- **Exercise task**: Starting with the first line below, extract each line through the one that contains "SPLIT_Y = 912", inclusive, excluding pictures.
......
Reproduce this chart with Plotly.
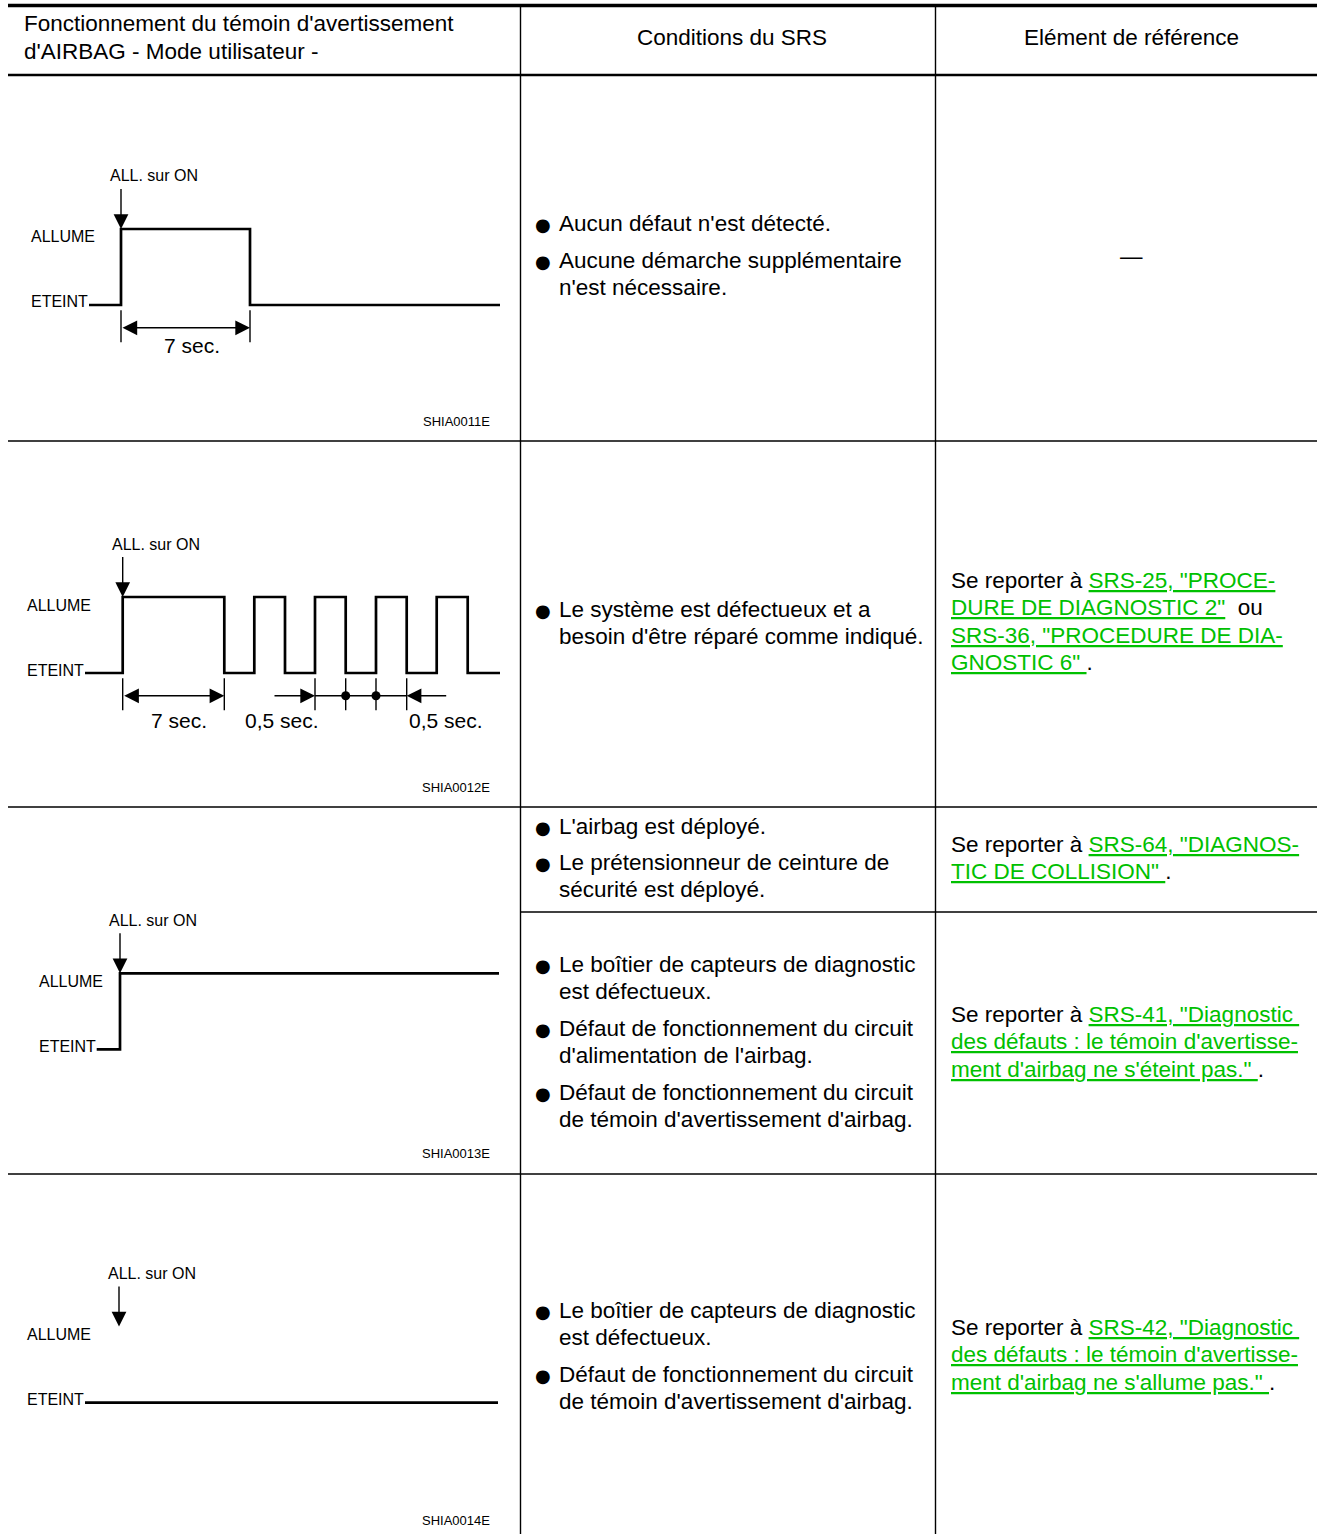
import plotly.graph_objects as go

W, H = 1317, 1534
FONT = "Liberation Sans, Arial, Helvetica, sans-serif"
GREEN = "#00c000"

# ---------------- table grid ----------------
COL_X = [8, 520.5, 935.5, 1317]
ROW_Y = [75, 441, 807, 1174, 1534]
SPLIT_Y = 912  # row 3 split in columns 2-3

HEADER_COL1 = ["Fonctionnement du témoin d'avertissement", "d'AIRBAG - Mode utilisateur -"]
HEADER_COL2 = "Conditions du SRS"
HEADER_COL3 = "Elément de référence"

# ---------------- waveform data (diagram units, level 1 = ALLUME, 0 = ETEINT) ----------------
W1_T = [89, 121, 250, 500]
W1_L = [0, 1, 0, 0]
W2_T = [85, 122.7, 224.3, 254.3, 285, 315, 345.7, 376, 406.7, 436.7, 467.7, 500]
W2_L = [0, 1, 0, 1, 0, 1, 0, 1, 0, 1, 0, 0]
W3_T = [96.7, 120, 499]
W3_L = [0, 1, 1]
W4_T = [85, 498]
W4_L = [0, 0]
IGN_ON_T = [121, 122.7, 120, 119]
LEVEL_NAMES = ["ALLUME", "ETEINT"]
IGN_LABEL = "ALL. sur ON"
FIG_CODES = ["SHIA0011E", "SHIA0012E", "SHIA0013E", "SHIA0014E"]
SEC7 = "7 sec."
SEC05 = "0,5 sec."

# ---------------- text content ----------------
CONDITIONS = [
    [["Aucun défaut n'est détecté."], ["Aucune démarche supplémentaire", "n'est nécessaire."]],
    [["Le système est défectueux et a", "besoin d'être réparé comme indiqué."]],
    [["L'airbag est déployé."], ["Le prétensionneur de ceinture de", "sécurité est déployé."]],
    [["Le boîtier de capteurs de diagnostic", "est défectueux."],
     ["Défaut de fonctionnement du circuit", "d'alimentation de l'airbag."],
     ["Défaut de fonctionnement du circuit", "de témoin d'avertissement d'airbag."]],
    [["Le boîtier de capteurs de diagnostic", "est défectueux."],
     ["Défaut de fonctionnement du circuit", "de témoin d'avertissement d'airbag."]],
]
COND_Y = [[223, 260], [609], [826, 862], [964, 1028, 1092], [1310, 1374]]


def link(s):
    return '<span style="color:%s"><u>%s</u></span>' % (GREEN, s)


REFERENCES = [
    ['Se reporter à ' + link('SRS-25, "PROCE-'),
     link('DURE DE DIAGNOSTIC 2"') + '  ou',
     link('SRS-36, "PROCEDURE DE DIA-'),
     link('GNOSTIC 6" ') + '.'],
    ['Se reporter à ' + link('SRS-64, "DIAGNOS-'),
     link('TIC DE COLLISION" ') + '.'],
    ['Se reporter à ' + link('SRS-41, "Diagnostic '),
     link("des défauts : le témoin d'avertisse-"),
     link("ment d'airbag ne s'éteint pas.\" ") + '.'],
    ['Se reporter à ' + link('SRS-42, "Diagnostic '),
     link("des défauts : le témoin d'avertisse-"),
     link("ment d'airbag ne s'allume pas.\" ") + '.'],
]
REF_Y = [580, 844, 1014, 1327]
DASH_TEXT = "—"

# ---------------- layout geometry ----------------
LEVEL_PX = [(229, 305), (597, 673), (973.3, 1049.3), (1326.5, 1402.7)]
LABEL_X = [29, 24.5, 36.5, 24.5]
CODE_Y = [421, 787, 1153, 1520]
DIAG_W = 520.5
LINE_H = 27.6
BODY = 22.5

fig = go.Figure()
annotations = []
shapes = []

layout_axes = dict(
    xaxis=dict(range=[0, W], domain=[0, 1], visible=False, fixedrange=True),
    yaxis=dict(range=[H, 0], domain=[0, 1], visible=False, fixedrange=True),
)


def hline(y, x0, x1, w):
    shapes.append(dict(type="line", xref="x", yref="y", x0=x0, x1=x1, y0=y, y1=y,
                       line=dict(color="black", width=w)))


def vline(x, y0, y1, w):
    shapes.append(dict(type="line", xref="x", yref="y", x0=x, x1=x, y0=y0, y1=y1,
                       line=dict(color="black", width=w)))


hline(5.5, COL_X[0], COL_X[-1], 3.5)
hline(ROW_Y[0], COL_X[0], COL_X[-1], 2.5)
for y in ROW_Y[1:-1]:
    hline(y, COL_X[0], COL_X[-1], 1.4)
hline(SPLIT_Y, COL_X[1], COL_X[-1], 1.4)
for x in COL_X[1:-1]:
    vline(x, 7, H, 1.4)


def txt(x, y, s, size=BODY, anchor="left", color="black", family=FONT, xref="x", yref="y", yshift=0):
    annotations.append(dict(x=x, y=y, xref=xref, yref=yref, text=s, showarrow=False,
                            xanchor=anchor, yanchor="middle", yshift=yshift,
                            font=dict(family=family, size=size, color=color)))


def arrow(x, y, ax, ay, xa, ya, both=False):
    d = dict(x=x, y=y, ax=ax, ay=ay, xref=xa, yref=ya, axref=xa, ayref=ya,
             text=" ", font=dict(size=1), showarrow=True, arrowhead=2,
             arrowsize=2.1, arrowwidth=1.4, arrowcolor="black", standoff=0)
    if both:
        d.update(arrowside="end+start", startarrowhead=2, startarrowsize=2.1, startstandoff=0)
    annotations.append(d)


# ---- headers
txt(22, 23, HEADER_COL1[0])
txt(22, 51, HEADER_COL1[1])
txt(732, 37, HEADER_COL2, anchor="center")
txt(1131, 37, HEADER_COL3, anchor="center")

# ---- conditions column
for bullets, ys in zip(CONDITIONS, COND_Y):
    for lines, y0 in zip(bullets, ys):
        txt(543, y0 + 1, "●", size=18, anchor="center", family="DejaVu Sans")
        for k, line in enumerate(lines):
            txt(557, y0 + k * LINE_H, line)

# ---- reference column
txt(1131, 256, DASH_TEXT, anchor="center")
for lines, y0 in zip(REFERENCES, REF_Y):
    for k, line in enumerate(lines):
        txt(949, y0 + k * LINE_H, line)

# ---- waveform diagrams
waves = [(W1_T, W1_L), (W2_T, W2_L), (W3_T, W3_L), (W4_T, W4_L)]
for i, (T, L) in enumerate(waves):
    top, bot = ROW_Y[i], ROW_Y[i + 1]
    p1, p0 = LEVEL_PX[i]
    s = p0 - p1
    xa, ya = "x%d" % (i + 2), "y%d" % (i + 2)
    layout_axes["xaxis%d" % (i + 2)] = dict(domain=[0, DIAG_W / W], range=[0, DIAG_W], visible=False,
                                            anchor=ya, fixedrange=True)
    layout_axes["yaxis%d" % (i + 2)] = dict(domain=[1 - bot / H, 1 - top / H],
                                            range=[-(bot - p0) / s, 1 + (p1 - top) / s],
                                            visible=False, anchor=xa, fixedrange=True)

    fig.add_trace(go.Scatter(x=T, y=L, mode="lines", line=dict(shape="hv", color="black", width=2.7),
                             xaxis=xa, yaxis=ya, hoverinfo="skip", showlegend=False))

    on = IGN_ON_T[i]
    txt(LABEL_X[i], 1, LEVEL_NAMES[0], size=16, xref=xa, yref=ya, yshift=-8)
    txt(LABEL_X[i], 0, LEVEL_NAMES[1], size=16, xref=xa, yref=ya, yshift=3)
    txt(on - 13, 1 + 53 / s, IGN_LABEL, size=16, xref=xa, yref=ya)
    arrow(on, 1.0, on, 1 + 42 / s, xa, ya)
    txt(456, CODE_Y[i], FIG_CODES[i], size=13, anchor="center", xref=xa, yref="y")

    if i in (0, 1):
        ticks = [T[1], T[2]] + ([T[5], T[6], T[7], T[8]] if i == 1 else [])
        tx, ty = [], []
        for t in ticks:
            tx += [t, t, None]
            ty += [-0.07, -0.49, None]
        fig.add_trace(go.Scatter(x=tx, y=ty, mode="lines", line=dict(color="black", width=1.4),
                                 xaxis=xa, yaxis=ya, hoverinfo="skip", showlegend=False))
        dim_y = -0.3
        arrow(T[2], dim_y, T[1], dim_y, xa, ya, both=True)
        if i == 0:
            txt(191.5, -0.53, SEC7, size=21, anchor="center", xref=xa, yref=ya)
        else:
            txt(178.5, -0.62, SEC7, size=21, anchor="center", xref=xa, yref=ya)
            txt(282, -0.62, SEC05, size=21, anchor="center", xref=xa, yref=ya)
            txt(446, -0.62, SEC05, size=21, anchor="center", xref=xa, yref=ya)
            arrow(T[5], dim_y, T[5] - 42, dim_y, xa, ya)
            arrow(T[8], dim_y, T[8] + 41, dim_y, xa, ya)
            fig.add_trace(go.Scatter(x=[T[5], T[8]], y=[dim_y, dim_y], mode="lines",
                                     line=dict(color="black", width=1.4),
                                     xaxis=xa, yaxis=ya, hoverinfo="skip", showlegend=False))
            fig.add_trace(go.Scatter(x=[T[6], T[7]], y=[dim_y, dim_y], mode="markers",
                                     marker=dict(color="black", size=9),
                                     xaxis=xa, yaxis=ya, hoverinfo="skip", showlegend=False))

fig.update_layout(
    width=W, height=H, autosize=False,
    margin=dict(l=0, r=0, t=0, b=0, pad=0),
    paper_bgcolor="white", plot_bgcolor="rgba(0,0,0,0)",
    showlegend=False,
    annotations=annotations, shapes=shapes,
    font=dict(family=FONT, color="black"),
    **layout_axes,
)

fig.write_html("out.html", config={"displayModeBar": False},
               post_script="document.body.style.margin='0';")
......
- **Solved exercise**:
Reproduce this chart with Plotly.
import plotly.graph_objects as go

W, H = 1317, 1534
FONT = "Liberation Sans, Arial, Helvetica, sans-serif"
GREEN = "#00c000"

# ---------------- table grid ----------------
COL_X = [8, 520.5, 935.5, 1317]
ROW_Y = [75, 441, 807, 1174, 1534]
SPLIT_Y = 912  # row 3 split in columns 2-3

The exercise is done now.